This month marks the Tenth Amendment Center’s eighth anniversary.
Looking back, it’s pretty clear that we’ve come a long way baby! And to celebrate, we’ve published a comprehensive report outlining the state of the nullification movement.
The Tenth Amendment Center started as a little blog pointing out unconstitutional federal overreach. From its humble beginnings, the organization grew to become the leader of dynamic nullification movement pushing back against unwarranted federal power.
We believe the movement is revolutionary.
The motives behind the various actors in the modern nullification movement vary as much as any group of people when it comes to their political goals. Some issues draw people from the right, others from the left. Political philosopher Murray Rothbard considered this “dynamism” one of the “major characteristics” of a revolution, as it creates an “unfreezing of the political and social order” for people, whatever their motivations may be.
Of course, when we call the nullification a revolution, or revolutionary, we don’t mean one characterized by a physical upheaval against the established order. Instead, we see a deeper, more philosophical revolution developing – a revolution in thought.
Today’s nullification movement offers hope of smashing the established political order; one of “voting the bums out” only to see new “bums” violate the Constitution in more costly and dangerous ways each year, or relying on federal courts to limit federal power, or simply begging federal officials to give us back our freedom.
This past legislative session saw some type of nullification bill introduced in nearly every state, addressing issues from NSA spying to preserving the Second Amendment. To highlight just how far the movement has come, the Tenth Amendment Center recently published a comprehensive State of the Nullification Movement Handbook.
The story begins with California’s efforts to nullify the unconstitutional federal prohibition on marijuana in the mid-1990s. As the vote to legalize marijuana for medical use neared, three separate presidents came to the California to campaign against it. Beyond the philosophical opposition to the proposition, the constitutional claim was that the supremacy clause of the Constitution didn’t allow the people of California to defy federal policy on marijuana.
But defy they did.
After voters approved Prop 215, the feds ratcheted up enforcement efforts. That didn’t stop California from moving forward to implement its policy. In 2005, the Supreme Court ruled against the state. That didn’t stop California from moving forward to implement its policy. In fact, despite a concerted federal effort to thwart California’s medical marijuana legalization at every turn, it grew and other states joined.
As of today, 22 states have legalized medical use of cannabis, and Washington and Colorado took the next step last year and legalized recreational use by popular vote.
State defiance on weed created a template now being used to fight Obamacare, federal violations of the right to keep and bear arms, NSA spying and other federal overreaches.
The State of the Nullification Movement Handbook provides a complete look at the nullification movement today and provides direction for moving into the future.

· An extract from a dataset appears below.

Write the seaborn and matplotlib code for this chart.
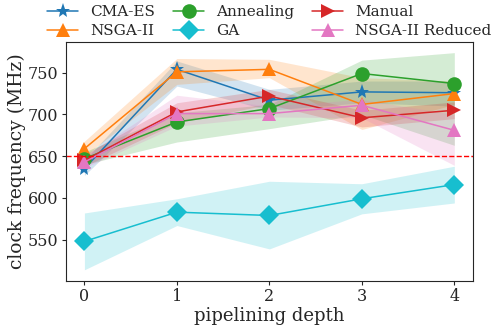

The booklet starts by making sure we all understand the terms, examining the legal and popular definitions of nullification. It goes on to outline James Madison’s nullification blueprint in Federalist 46 and the legal doctrine known as anti-commandeering that reflects the “Father of the Constitution’s” strategy.
After laying out a foundation for the nullification movement, the handbook delves into specific issues, detailing the various efforts and strategies employed, and making recommendations for future action. For each issue, you will learn what has and has not worked, and find specific recommendations for the next step forward, depending on the political climate of your state. The major issues covered include Second Amendment preservation, NSA spying, hemp, healthcare, drones and marijuana. The handbook also covers other issues in less depth, including NDAA indefinite detention, Common Core, constitutional tender and right to try.
Finally, the handbook will provide insight into just what it takes to get a nullification bill passed.
It requires much more effort than you might think. The average bill goes through 13 steps to passage. An effective campaign takes many as eight action steps at each phase. That means 13 blogs to report on what’s happening. Thirteen action alerts so the public knows what to do and who to call to get the bill passed. Thirteen social media reports. Thirteen email campaigns, and so on.
The TAC can claim success in getting nullification bills introduced and passed with extremely limited resources. Our success rate has been high when those resources are dedicated to specific bills and low when resources we lack resources and support.
The nullification report wraps up by providing a specific breakdown of the Tenth Amendment Center’s financial position and provides information on how you can get involved with the movement.
We are extremely excited about the future of nullification as a way to rein in overreaching power and increase liberty. We believe the revolution will continue to swell. And we’re thrilled that we can offer this high quality, comprehensive report on the movement as a way of celebrating our eighth anniversary.
Please take some time and check it out.
And thanks for all of your support. Without you, the TAC simply wouldn’t exist.